**WRITTEN PROBLEM:** Print nothing but the lines from the start of the listing below through the line that contains "(0,0) rectangle (1314,589);". Do not include the pictures.

**RECORD EXTRACTS:**
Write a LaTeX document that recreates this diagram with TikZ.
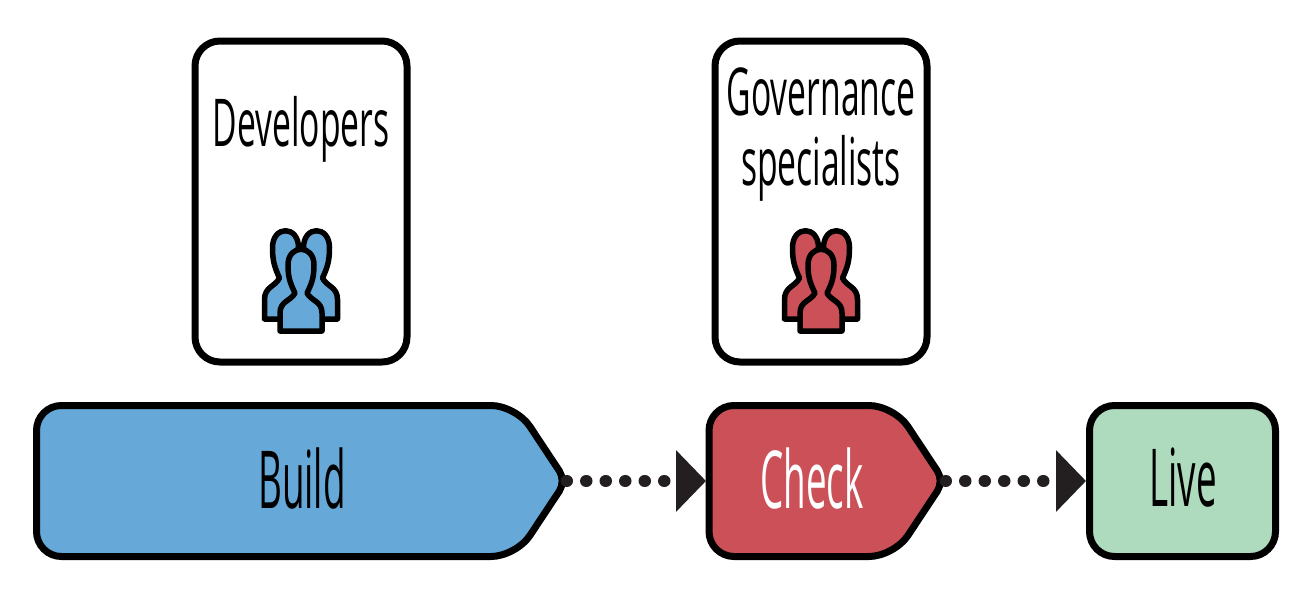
\documentclass[tikz,border=0pt]{standalone}
\usepackage{fontspec}
\newfontfamily\crewfont[FakeStretch=0.51]{Open Sans}
\newfontfamily\stagefont[FakeStretch=0.46]{Open Sans}
\usetikzlibrary{arrows.meta,positioning}
\definecolor{buildblue}{HTML}{66A9D8}
\definecolor{checkred}{HTML}{CB5058}
\definecolor{livegreen}{HTML}{AEDBBE}
\definecolor{linkgrey}{HTML}{231F20}

\begin{document}
\begin{tikzpicture}[x=1pt, y=-1pt]
\tikzset{
crew/.style       = {draw=black, line width=7pt, fill=white, shape=rectangle, rounded corners=25pt, minimum width=212pt, minimum height=321pt},
crewlabel/.style  = {font=\crewfont\fontsize{66}{70}\selectfont, align=center, text=black},
stagelabel/.style = {font=\stagefont\fontsize{80}{80}\selectfont, text=black},
stage/.style      = {draw=black, line width=7pt},
link/.style       = {linkgrey, line width=12pt, line cap=round, dash pattern=on 0.5pt off 19pt, dash phase=15pt, -{Triangle[length=30pt,width=60pt]}},
person/.pic       = {\path [pic actions] (-21,0) -- (-21,-18) .. controls (-21,-30) and (-10,-30) .. (-6,-38) .. controls (-11,-48) and (-13,-54) .. (-13,-66) .. controls (-13,-87) and (13,-87) .. (13,-66) .. controls (13,-54) and (11,-48) .. (6,-38) .. controls (10,-30) and (21,-30) .. (21,-18) -- (21,0) -- cycle;},
people/.pic       = {
    \pic [draw=black, line width=5.5pt, line join=round, fill=#1, yscale=1.08] at (-15.5,-12) {person};
    \pic [draw=black, line width=5.5pt, line join=round, fill=#1, yscale=1.08] at (15.5,-12) {person};
    \pic [draw=black, line width=5.5pt, line join=round, fill=#1] at (0,0) {person};
},
}
    \useasboundingbox (0,0) rectangle (1314,589);

    % Crew boxes
    \node [crew]        (developers)    at (301,201.5)  {};
    \node [crew]        (governance)    at (821,201.5)  {};
    \node [crewlabel]   (devtext)       at (301,129)    {Developers};
    \node [crewlabel]   (govtext)       at (821,135)    {Governance\\specialists};
    \pic at (301,331) {people=buildblue};
    \pic at (821,331) {people=checkred};

    % Stages
    \draw [stage, fill=buildblue] (36.5,481) [rounded corners=25pt] -- (36.5,405.5) -- (516,405.5) [rounded corners=12pt] -- (566,481) [rounded corners=25pt] -- (516,556.5) -- (36.5,556.5) -- cycle;
    \draw [stage, fill=checkred] (709,481) [rounded corners=25pt] -- (709,405.5) -- (894,405.5) [rounded corners=12pt] -- (944,481) [rounded corners=25pt] -- (894,556.5) -- (709,556.5) -- cycle;
    \coordinate (buildtip)  at (562,481);
    \coordinate (checkin)   at (706,481);
    \coordinate (checktip)  at (941,481);
    \node [stage, fill=livegreen, rounded corners=25pt, minimum width=186pt, minimum height=151pt] (live) at (1182.5,481) {};
    \node [stagelabel]              (buildtext) at (302,478)    {Build};
    \node [stagelabel, text=white]  (checktext) at (812,478)    {Check};
    \node [stagelabel]              (livetext)  at (1183,478)   {Live};

    % Links
    \draw [link] (buildtip) -- (checkin);
    \draw [link] (checktip) -- (live.west);

\end{tikzpicture}
\end{document}
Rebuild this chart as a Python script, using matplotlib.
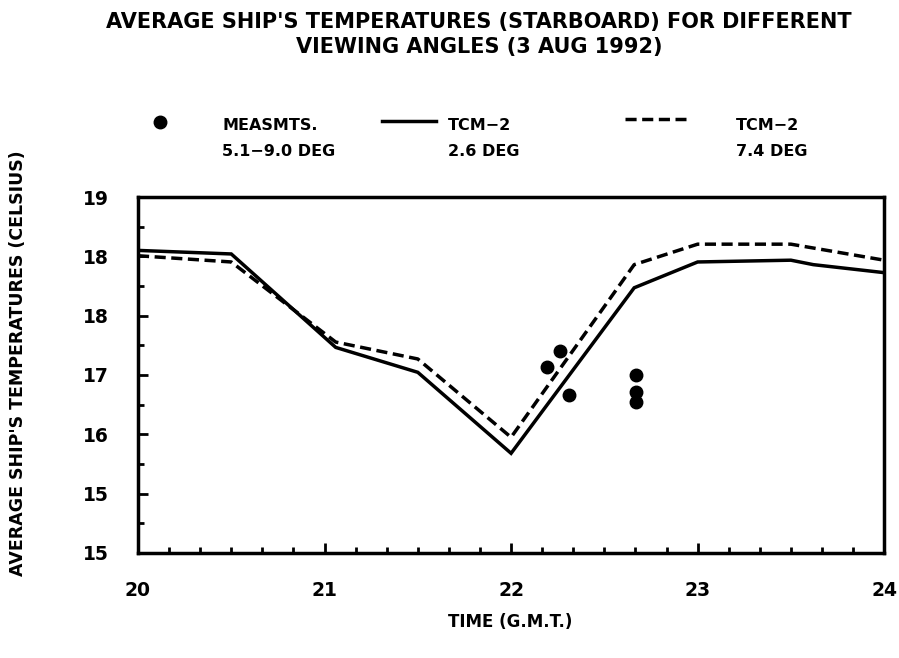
import numpy as np
import matplotlib
matplotlib.use('Agg')
import matplotlib.pyplot as plt
from matplotlib.ticker import MultipleLocator

plt.rcParams['font.family'] = 'DejaVu Sans'
plt.rcParams['font.weight'] = 'bold'

# TCM-2, 2.6 deg (solid)
t_solid = [20.0, 20.5, 21.06, 21.5, 22.0, 22.66, 23.0, 23.5, 23.62, 24.0]
v_solid = [18.40, 18.36, 17.31, 17.03, 16.12, 17.98, 18.27, 18.29, 18.24, 18.15]

# TCM-2, 7.4 deg (dashed)
t_dash = [20.0, 20.5, 21.06, 21.5, 22.0, 22.66, 23.0, 23.5, 24.0]
v_dash = [18.34, 18.27, 17.37, 17.18, 16.30, 18.24, 18.47, 18.47, 18.29]

# measurements 5.1-9.0 deg
t_meas = [22.19, 22.26, 22.31, 22.67, 22.67, 22.67]
v_meas = [17.09, 17.27, 16.78, 17.00, 16.81, 16.70]

ytick_vals = np.linspace(15, 19, 7)
ytick_labels = ['15', '15', '16', '17', '18', '18', '19']
xtick_vals = [20, 21, 22, 23, 24]

fig = plt.figure(figsize=(8.99, 6.58), dpi=100)
ax = fig.add_axes([0.1535, 0.1596, 0.830, 0.541])

dash = (0, (3.2, 1.6))
ax.plot(t_solid, v_solid, color='black', lw=2.5, solid_joinstyle='miter')
ax.plot(t_dash, v_dash, color='black', lw=2.5, linestyle=dash)
ax.plot(t_meas, v_meas, 'o', color='black', markersize=9)

ax.set_xlim(20, 24)
ax.set_ylim(15, 19)
ax.set_xticks(xtick_vals)
ax.set_xticklabels([str(x) for x in xtick_vals], fontsize=13.5, fontweight='bold')
ax.xaxis.set_minor_locator(MultipleLocator(1 / 6))
ax.set_yticks(ytick_vals)
ax.set_yticklabels(ytick_labels, fontsize=13.5, fontweight='bold')
ax.set_yticks(ytick_vals[:-1] + (ytick_vals[1] - ytick_vals[0]) / 2, minor=True)
ax.tick_params(which='major', direction='in', length=7, width=2)
ax.tick_params(which='minor', direction='in', length=4, width=2)
ax.tick_params(axis='x', pad=20)
ax.tick_params(axis='y', pad=21)
for s in ax.spines.values():
    s.set_linewidth(2.5)

# titles
fig.text(0.533, 0.967, "AVERAGE SHIP'S TEMPERATURES (STARBOARD) FOR DIFFERENT",
         ha='center', va='center', fontsize=15, fontweight='bold')
fig.text(0.533, 0.929, "VIEWING ANGLES (3 AUG 1992)",
         ha='center', va='center', fontsize=15, fontweight='bold')
fig.text(0.568, 0.055, 'TIME (G.M.T.)', ha='center', va='center',
         fontsize=12, fontweight='bold')
fig.text(0.02, 0.448, "AVERAGE SHIP'S TEMPERATURES (CELSIUS)", ha='center',
         va='center', rotation=90, fontsize=12.5, fontweight='bold')

# legend drawn in figure coordinates
fig.lines.append(plt.Line2D([160 / 899], [1 - 122 / 658], marker='o', color='black',
                            markersize=9, transform=fig.transFigure))
fig.lines.append(plt.Line2D([382 / 899, 436 / 899], [1 - 121 / 658] * 2, color='black',
                            lw=2.5, transform=fig.transFigure))
fig.lines.append(plt.Line2D([625 / 899, 686 / 899], [1 - 119 / 658] * 2, color='black',
                            lw=2.5, linestyle=dash, transform=fig.transFigure))
leg_text = [(222, 'MEASMTS.', '5.1\u22129.0 DEG'),
            (448, 'TCM\u22122', '2.6 DEG'),
            (736, 'TCM\u22122', '7.4 DEG')]
for px, l1, l2 in leg_text:
    fig.text(px / 899, 1 - 125 / 658, l1, ha='left', va='center', fontsize=11.5, fontweight='bold')
    fig.text(px / 899, 1 - 151 / 658, l2, ha='left', va='center', fontsize=11.5, fontweight='bold')

plt.savefig('out.png', dpi=100)
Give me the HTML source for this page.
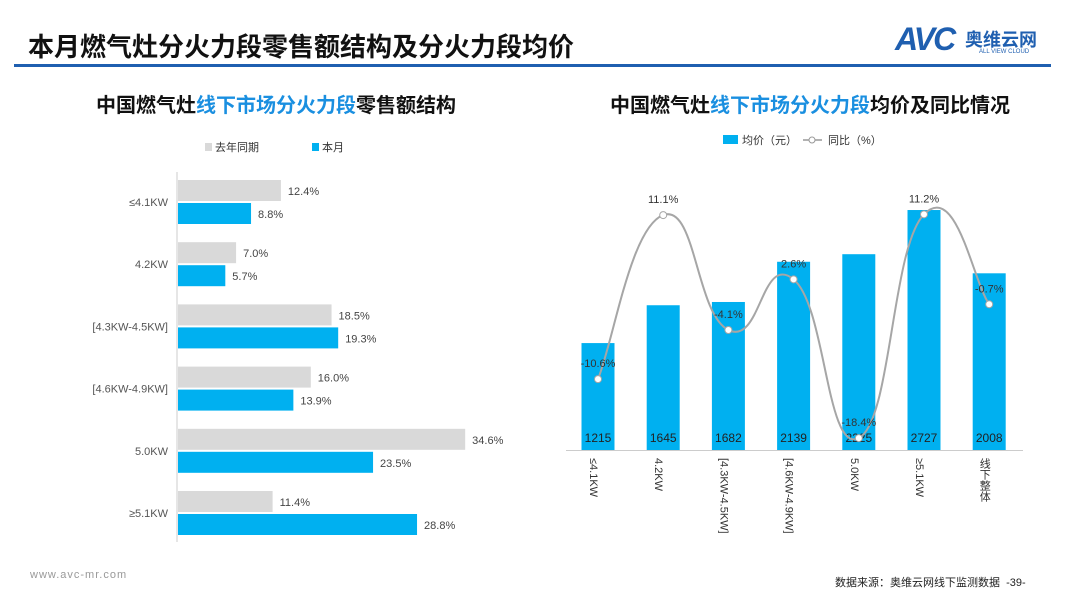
<!DOCTYPE html>
<html><head><meta charset="utf-8">
<style>
body{margin:0;width:1080px;height:608px;background:#fff;font-family:"Liberation Sans","Noto Sans CJK SC",sans-serif;position:relative;overflow:hidden}
.abs{position:absolute}
</style></head><body>
<div class="abs" style="left:28px;top:27px;font-size:26px;font-weight:bold;color:#111;white-space:nowrap">本月燃气灶分火力段零售额结构及分火力段均价</div>
<div class="abs" style="left:14px;top:64px;width:1037px;height:3px;background:#1f5fb0"></div>
<div class="abs" style="left:895px;top:24px;width:160px;height:36px">
 <span style="position:absolute;left:0;top:-3px;font-size:32px;font-weight:bold;font-style:italic;color:#1f5fb0;letter-spacing:-2px">AVC</span>
 <span style="position:absolute;left:70px;top:2px;font-size:18px;font-weight:bold;color:#1f5fb0;white-space:nowrap">奥维云网</span>
 <span style="position:absolute;left:84px;top:25px;font-size:6px;color:#1f5fb0;white-space:nowrap">ALL VIEW CLOUD</span>
</div>
<div class="abs" style="left:96px;top:89px;font-size:20px;font-weight:bold;color:#111;white-space:nowrap">中国燃气灶<span style="color:#1a8fe0">线下市场分火力段</span>零售额结构</div>
<div class="abs" style="left:610px;top:89px;font-size:20px;font-weight:bold;color:#111;white-space:nowrap">中国燃气灶<span style="color:#1a8fe0">线下市场分火力段</span>均价及同比情况</div>
<svg class="abs" style="left:0;top:0" width="1080" height="608" id="svg"></svg>
<div class="abs" style="left:30px;top:569px;font-size:11px;color:#999;letter-spacing:1px">www.avc-mr.com</div>
<div class="abs" style="left:835px;top:574px;font-size:11px;color:#222;white-space:nowrap">数据来源：奥维云网线下监测数据 &nbsp;-39-</div>
<script>
const leftCats=["≤4.1KW","4.2KW","[4.3KW-4.5KW]","[4.6KW-4.9KW]","5.0KW","≥5.1KW"];
const lastYear=[12.4,7.0,18.5,16.0,34.6,11.4];
const thisMonth=[8.8,5.7,19.3,13.9,23.5,28.8];
const rightCats=["≤4.1KW","4.2KW","[4.3KW-4.5KW]","[4.6KW-4.9KW]","5.0KW","≥5.1KW","线下整体"];
const avgPrice=[1215,1645,1682,2139,2225,2727,2008];
const yoy=[-10.6,11.1,-4.1,2.6,-18.4,11.2,-0.7];
const NS="http://www.w3.org/2000/svg";
const svg=document.getElementById('svg');
function mk(t,a,txt){const e=document.createElementNS(NS,t);for(const k in a)e.setAttribute(k,a[k]);if(txt!=null)e.textContent=txt;svg.appendChild(e);return e;}
const F='"Liberation Sans","Noto Sans CJK SC",sans-serif';
const lx0=177,lsc=8.3;
const lxs=v=>lx0+v*lsc;
let e=mk('line',{x1:lx0,y1:172,x2:lx0,y2:542,stroke:'#ccc'});

e=mk('rect',{x:205,y:143,width:7,height:8,fill:'#d9d9d9'});

e=mk('text',{x:215,y:151,'font-size':11,fill:'#333','font-family':F},'去年同期');

e=mk('rect',{x:312,y:143,width:7,height:8,fill:'#00b0f0'});

e=mk('text',{x:322,y:151,'font-size':11,fill:'#333','font-family':F},'本月');

leftCats.forEach((c,i)=>{
 const gy=180+i*62.2;
 let t=mk('text',{x:168,y:gy+26,'font-size':11,fill:'#555','text-anchor':'end','font-family':F},c);
 
 let r=mk('rect',{x:lx0+1,y:gy,width:lxs(lastYear[i])-lx0,height:21,fill:'#d9d9d9'});
 
 t=mk('text',{x:lxs(lastYear[i])+8,y:gy+15,'font-size':11,fill:'#444','font-family':F},lastYear[i].toFixed(1)+'%');
 
 r=mk('rect',{x:lx0+1,y:gy+23,width:lxs(thisMonth[i])-lx0,height:21,fill:'#00b0f0'});
 
 t=mk('text',{x:lxs(thisMonth[i])+8,y:gy+38,'font-size':11,fill:'#444','font-family':F},thisMonth[i].toFixed(1)+'%');
 
});
const base=450,psc=0.088,cx0=598,step=65.2;
const py=v=>base-v*psc;
const ly=v=>299-v*7.56;
e=mk('rect',{x:723,y:135,width:15,height:9,fill:'#00b0f0'});

e=mk('text',{x:742,y:144,'font-size':11,fill:'#333','font-family':F},'均价（元）');

e=mk('line',{x1:803,y1:140,x2:822,y2:140,stroke:'#999','stroke-width':1.5});

e=mk('circle',{cx:812,cy:140,r:3,fill:'#fff',stroke:'#999'});

e=mk('text',{x:828,y:144,'font-size':11,fill:'#333','font-family':F},'同比（%）');

rightCats.forEach((c,i)=>{
 const cx=cx0+i*step;
 let r=mk('rect',{x:cx-16.5,y:py(avgPrice[i]),width:33,height:base-py(avgPrice[i]),fill:'#00b0f0'});
 
 let t=mk('text',{x:cx,y:442,'font-size':12,fill:'#222','text-anchor':'middle','font-family':F},String(avgPrice[i]));
 
 t=mk('text',{x:cx-5,y:458,'font-size':11,fill:'#333','font-family':F,'writing-mode':'tb'},c);
 
});
e=mk('line',{x1:566,y1:450.5,x2:1023,y2:450.5,stroke:'#ccc'});

const pts=yoy.map((v,i)=>[cx0+i*step,ly(v)]);
let d=`M${pts[0][0]},${pts[0][1]}`;
for(let i=0;i<pts.length-1;i++){
 const p0=pts[Math.max(i-1,0)],p1=pts[i],p2=pts[i+1],p3=pts[Math.min(i+2,pts.length-1)];
 const k=0.25;
 d+=` C${p1[0]+(p2[0]-p0[0])*k},${p1[1]+(p2[1]-p0[1])*k} ${p2[0]-(p3[0]-p1[0])*k},${p2[1]-(p3[1]-p1[1])*k} ${p2[0]},${p2[1]}`;
}
e=mk('path',{d:d,fill:'none',stroke:'#a6a6a6','stroke-width':2});

pts.forEach((p,i)=>{
 let c=mk('circle',{cx:p[0],cy:p[1],r:3.5,fill:'#fff',stroke:'#a6a6a6'});
 
 let t=mk('text',{x:p[0],y:p[1]-12,'font-size':11,fill:'#333','text-anchor':'middle','font-family':F},yoy[i].toFixed(1)+'%');
 
});
</script>
</body></html>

**RESULT OF THIS TASK:**
Write a LaTeX document that recreates this diagram with TikZ.
\documentclass[tikz,border=0pt]{standalone}
\usepackage{fontspec}
\newfontfamily\crewfont[FakeStretch=0.51]{Open Sans}
\newfontfamily\stagefont[FakeStretch=0.46]{Open Sans}
\usetikzlibrary{arrows.meta,positioning}
\definecolor{buildblue}{HTML}{66A9D8}
\definecolor{checkred}{HTML}{CB5058}
\definecolor{livegreen}{HTML}{AEDBBE}
\definecolor{linkgrey}{HTML}{231F20}

\begin{document}
\begin{tikzpicture}[x=1pt, y=-1pt]
\tikzset{
crew/.style       = {draw=black, line width=7pt, fill=white, shape=rectangle, rounded corners=25pt, minimum width=212pt, minimum height=321pt},
crewlabel/.style  = {font=\crewfont\fontsize{66}{70}\selectfont, align=center, text=black},
stagelabel/.style = {font=\stagefont\fontsize{80}{80}\selectfont, text=black},
stage/.style      = {draw=black, line width=7pt},
link/.style       = {linkgrey, line width=12pt, line cap=round, dash pattern=on 0.5pt off 19pt, dash phase=15pt, -{Triangle[length=30pt,width=60pt]}},
person/.pic       = {\path [pic actions] (-21,0) -- (-21,-18) .. controls (-21,-30) and (-10,-30) .. (-6,-38) .. controls (-11,-48) and (-13,-54) .. (-13,-66) .. controls (-13,-87) and (13,-87) .. (13,-66) .. controls (13,-54) and (11,-48) .. (6,-38) .. controls (10,-30) and (21,-30) .. (21,-18) -- (21,0) -- cycle;},
people/.pic       = {
    \pic [draw=black, line width=5.5pt, line join=round, fill=#1, yscale=1.08] at (-15.5,-12) {person};
    \pic [draw=black, line width=5.5pt, line join=round, fill=#1, yscale=1.08] at (15.5,-12) {person};
    \pic [draw=black, line width=5.5pt, line join=round, fill=#1] at (0,0) {person};
},
}
    \useasboundingbox (0,0) rectangle (1314,589);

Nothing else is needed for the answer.